§ Task to complete:
Pictures do not belong in your copy. Repeat all the other data exactly.

§ Supplied data:
====

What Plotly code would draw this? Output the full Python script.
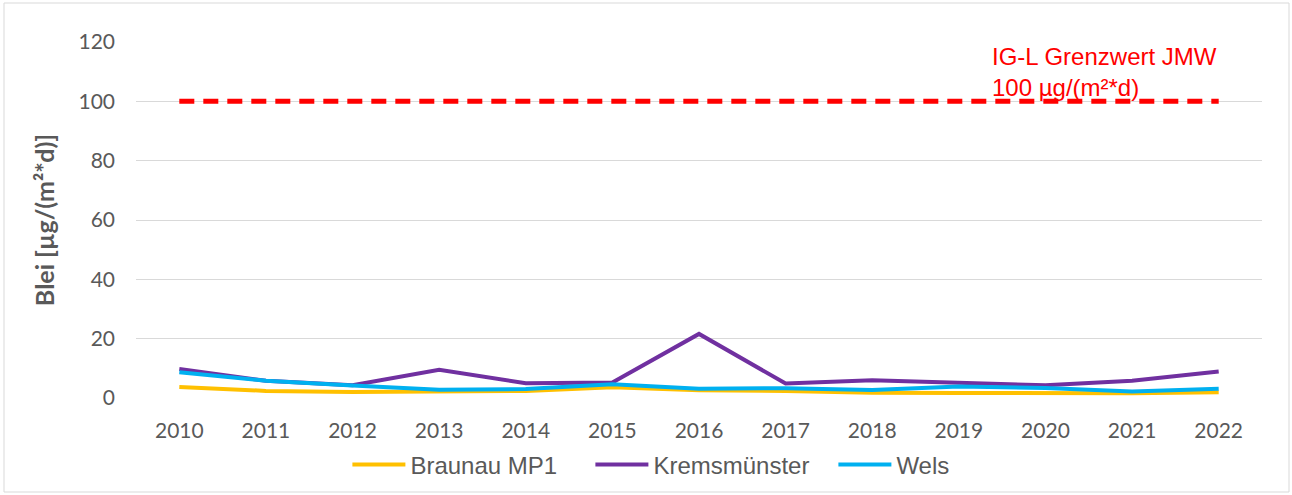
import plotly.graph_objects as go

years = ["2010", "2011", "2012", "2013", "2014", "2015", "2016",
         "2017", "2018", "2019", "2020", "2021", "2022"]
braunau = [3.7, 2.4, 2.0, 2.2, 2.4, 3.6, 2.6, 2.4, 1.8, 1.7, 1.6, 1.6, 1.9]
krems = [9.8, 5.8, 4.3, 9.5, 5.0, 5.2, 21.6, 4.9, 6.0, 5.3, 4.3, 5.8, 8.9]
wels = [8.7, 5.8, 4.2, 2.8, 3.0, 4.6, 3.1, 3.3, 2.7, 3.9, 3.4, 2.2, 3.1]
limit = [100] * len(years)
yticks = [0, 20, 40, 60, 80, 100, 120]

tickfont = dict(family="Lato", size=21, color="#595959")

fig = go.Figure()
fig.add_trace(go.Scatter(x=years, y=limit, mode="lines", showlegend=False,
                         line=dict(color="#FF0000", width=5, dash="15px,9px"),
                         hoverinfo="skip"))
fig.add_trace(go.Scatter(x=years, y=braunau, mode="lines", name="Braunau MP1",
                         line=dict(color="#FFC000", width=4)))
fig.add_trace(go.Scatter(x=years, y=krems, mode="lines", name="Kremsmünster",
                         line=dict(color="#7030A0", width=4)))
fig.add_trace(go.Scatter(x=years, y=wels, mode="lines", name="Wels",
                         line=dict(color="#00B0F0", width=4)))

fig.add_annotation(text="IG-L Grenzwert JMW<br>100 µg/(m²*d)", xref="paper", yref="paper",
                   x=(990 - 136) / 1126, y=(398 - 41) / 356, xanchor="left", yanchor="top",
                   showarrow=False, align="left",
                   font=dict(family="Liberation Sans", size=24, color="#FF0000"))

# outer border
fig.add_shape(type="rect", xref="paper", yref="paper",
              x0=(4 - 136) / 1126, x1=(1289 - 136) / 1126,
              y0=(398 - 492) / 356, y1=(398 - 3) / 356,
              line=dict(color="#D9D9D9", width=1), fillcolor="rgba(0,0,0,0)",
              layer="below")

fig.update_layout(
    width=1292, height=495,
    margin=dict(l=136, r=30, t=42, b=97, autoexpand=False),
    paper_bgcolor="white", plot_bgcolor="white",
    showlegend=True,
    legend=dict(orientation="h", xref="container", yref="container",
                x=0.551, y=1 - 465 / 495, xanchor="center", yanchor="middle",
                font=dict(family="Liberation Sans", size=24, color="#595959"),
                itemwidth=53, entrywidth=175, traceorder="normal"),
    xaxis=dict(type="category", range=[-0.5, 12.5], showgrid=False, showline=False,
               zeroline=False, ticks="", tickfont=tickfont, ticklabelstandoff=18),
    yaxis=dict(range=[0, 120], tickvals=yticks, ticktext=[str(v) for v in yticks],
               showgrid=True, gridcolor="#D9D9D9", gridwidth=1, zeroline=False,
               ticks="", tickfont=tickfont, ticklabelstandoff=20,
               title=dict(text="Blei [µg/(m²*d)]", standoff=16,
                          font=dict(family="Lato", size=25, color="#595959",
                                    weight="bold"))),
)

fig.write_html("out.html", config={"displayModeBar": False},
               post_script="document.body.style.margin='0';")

====

§ Exercise result:
What Plotly code would draw this? Output the full Python script.
import plotly.graph_objects as go

years = ["2010", "2011", "2012", "2013", "2014", "2015", "2016",
         "2017", "2018", "2019", "2020", "2021", "2022"]
braunau = [3.7, 2.4, 2.0, 2.2, 2.4, 3.6, 2.6, 2.4, 1.8, 1.7, 1.6, 1.6, 1.9]
krems = [9.8, 5.8, 4.3, 9.5, 5.0, 5.2, 21.6, 4.9, 6.0, 5.3, 4.3, 5.8, 8.9]
wels = [8.7, 5.8, 4.2, 2.8, 3.0, 4.6, 3.1, 3.3, 2.7, 3.9, 3.4, 2.2, 3.1]
limit = [100] * len(years)
yticks = [0, 20, 40, 60, 80, 100, 120]

tickfont = dict(family="Lato", size=21, color="#595959")

fig = go.Figure()
fig.add_trace(go.Scatter(x=years, y=limit, mode="lines", showlegend=False,
                         line=dict(color="#FF0000", width=5, dash="15px,9px"),
                         hoverinfo="skip"))
fig.add_trace(go.Scatter(x=years, y=braunau, mode="lines", name="Braunau MP1",
                         line=dict(color="#FFC000", width=4)))
fig.add_trace(go.Scatter(x=years, y=krems, mode="lines", name="Kremsmünster",
                         line=dict(color="#7030A0", width=4)))
fig.add_trace(go.Scatter(x=years, y=wels, mode="lines", name="Wels",
                         line=dict(color="#00B0F0", width=4)))

fig.add_annotation(text="IG-L Grenzwert JMW<br>100 µg/(m²*d)", xref="paper", yref="paper",
                   x=(990 - 136) / 1126, y=(398 - 41) / 356, xanchor="left", yanchor="top",
                   showarrow=False, align="left",
                   font=dict(family="Liberation Sans", size=24, color="#FF0000"))

# outer border
fig.add_shape(type="rect", xref="paper", yref="paper",
              x0=(4 - 136) / 1126, x1=(1289 - 136) / 1126,
              y0=(398 - 492) / 356, y1=(398 - 3) / 356,
              line=dict(color="#D9D9D9", width=1), fillcolor="rgba(0,0,0,0)",
              layer="below")

fig.update_layout(
    width=1292, height=495,
    margin=dict(l=136, r=30, t=42, b=97, autoexpand=False),
    paper_bgcolor="white", plot_bgcolor="white",
    showlegend=True,
    legend=dict(orientation="h", xref="container", yref="container",
                x=0.551, y=1 - 465 / 495, xanchor="center", yanchor="middle",
                font=dict(family="Liberation Sans", size=24, color="#595959"),
                itemwidth=53, entrywidth=175, traceorder="normal"),
    xaxis=dict(type="category", range=[-0.5, 12.5], showgrid=False, showline=False,
               zeroline=False, ticks="", tickfont=tickfont, ticklabelstandoff=18),
    yaxis=dict(range=[0, 120], tickvals=yticks, ticktext=[str(v) for v in yticks],
               showgrid=True, gridcolor="#D9D9D9", gridwidth=1, zeroline=False,
               ticks="", tickfont=tickfont, ticklabelstandoff=20,
               title=dict(text="Blei [µg/(m²*d)]", standoff=16,
                          font=dict(family="Lato", size=25, color="#595959",
                                    weight="bold"))),
)

fig.write_html("out.html", config={"displayModeBar": False},
               post_script="document.body.style.margin='0';")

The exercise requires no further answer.